Article
SECURE 2.0: Optional changes for 401(k) plans
March 14, 2023 · Authored by Christine Faris, Matt Marcellino
Summary of optional provisions
Explanation of optional provisions
1. Provisions effective immediately
Roth designation of employer contributions
Prior to SECURE 2.0, employer matching or non-elective contributions to a 401(k) plan were required to be made on a pretax basis. However, SECURE 2.0 provides plan participants with the ability to elect to receive matching contributions and non-elective contributions on an after-tax Roth basis. Roth employer contributions are taxable to the employee when made. In addition, participants must be 100% vested at the time the contribution is made. If non-Roth employer contributions vest over a period of time, it could result in an employer maintaining multiple vesting schedules. The plan’s record keeper and payroll provider should be consulted to ensure the employer contributions are recorded correctly. Since SECURE 2.0 does not address how a Roth-designate employer contribution should be reported for tax purposes, e.g., Form W-2 or Form 1099-R, guidance from the IRS is anticipated. If an employer chooses to add this provision to its plan, a plan amendment is required.
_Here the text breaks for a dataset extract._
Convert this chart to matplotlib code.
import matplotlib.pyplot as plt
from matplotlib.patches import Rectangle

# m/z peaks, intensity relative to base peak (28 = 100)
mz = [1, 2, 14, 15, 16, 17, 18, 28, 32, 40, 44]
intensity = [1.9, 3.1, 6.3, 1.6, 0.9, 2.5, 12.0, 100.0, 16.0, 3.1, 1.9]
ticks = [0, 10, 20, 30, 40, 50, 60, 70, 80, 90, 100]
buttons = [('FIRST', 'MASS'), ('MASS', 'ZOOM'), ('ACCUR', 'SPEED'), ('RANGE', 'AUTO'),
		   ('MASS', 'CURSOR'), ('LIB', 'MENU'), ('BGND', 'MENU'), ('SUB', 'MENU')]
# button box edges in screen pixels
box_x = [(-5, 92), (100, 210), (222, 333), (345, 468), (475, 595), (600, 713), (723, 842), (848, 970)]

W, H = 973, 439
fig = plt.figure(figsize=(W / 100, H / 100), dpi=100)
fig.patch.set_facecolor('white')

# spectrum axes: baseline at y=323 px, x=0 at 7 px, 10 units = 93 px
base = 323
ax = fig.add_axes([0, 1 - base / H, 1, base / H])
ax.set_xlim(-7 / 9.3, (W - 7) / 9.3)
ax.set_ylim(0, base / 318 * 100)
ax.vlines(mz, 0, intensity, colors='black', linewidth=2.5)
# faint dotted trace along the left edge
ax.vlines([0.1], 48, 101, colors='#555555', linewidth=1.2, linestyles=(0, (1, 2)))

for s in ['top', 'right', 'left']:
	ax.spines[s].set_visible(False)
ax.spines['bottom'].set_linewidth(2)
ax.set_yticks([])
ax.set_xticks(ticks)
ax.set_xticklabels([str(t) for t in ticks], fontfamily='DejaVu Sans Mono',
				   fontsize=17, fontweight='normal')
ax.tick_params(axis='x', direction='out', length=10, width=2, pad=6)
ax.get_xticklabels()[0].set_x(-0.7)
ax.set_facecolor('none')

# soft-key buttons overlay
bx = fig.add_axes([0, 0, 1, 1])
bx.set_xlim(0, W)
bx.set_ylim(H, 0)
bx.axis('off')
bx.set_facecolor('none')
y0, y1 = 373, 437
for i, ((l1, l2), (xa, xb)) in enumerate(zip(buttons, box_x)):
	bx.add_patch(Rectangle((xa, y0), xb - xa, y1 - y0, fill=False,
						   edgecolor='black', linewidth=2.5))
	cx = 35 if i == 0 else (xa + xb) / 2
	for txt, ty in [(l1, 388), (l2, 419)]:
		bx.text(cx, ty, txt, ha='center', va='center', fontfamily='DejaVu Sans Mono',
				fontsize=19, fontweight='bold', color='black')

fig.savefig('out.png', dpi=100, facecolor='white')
Small financial incentives
Another optional provision in SECURE 2.0 permits an employer to offer de minimis financial incentives to encourage employees to make salary deferral contributions to a 401(k) plan. Previously, financial incentives that could be provided by an employer were limited to matching contributions. Although SECURE 2.0 specifies that an employer may not use plan assets to provide financial incentives, it does not define what constitutes a de minimis financial incentive. It is anticipated that the IRS will provide guidance. This provision does not require a plan amendment.
Hardship distributions
Pursuant to SECURE 2.0, an employer with a 401(k) plan that permits distributions on account of hardship can rely on the employee’s certification that the employee had an event that meets the deemed hardship criteria. Previously, the employer’s reliance on the employee’s self-certification was limited to the amount needed to satisfy the hardship. Self-certification applies to plan years beginning after Dec. 29, 2022.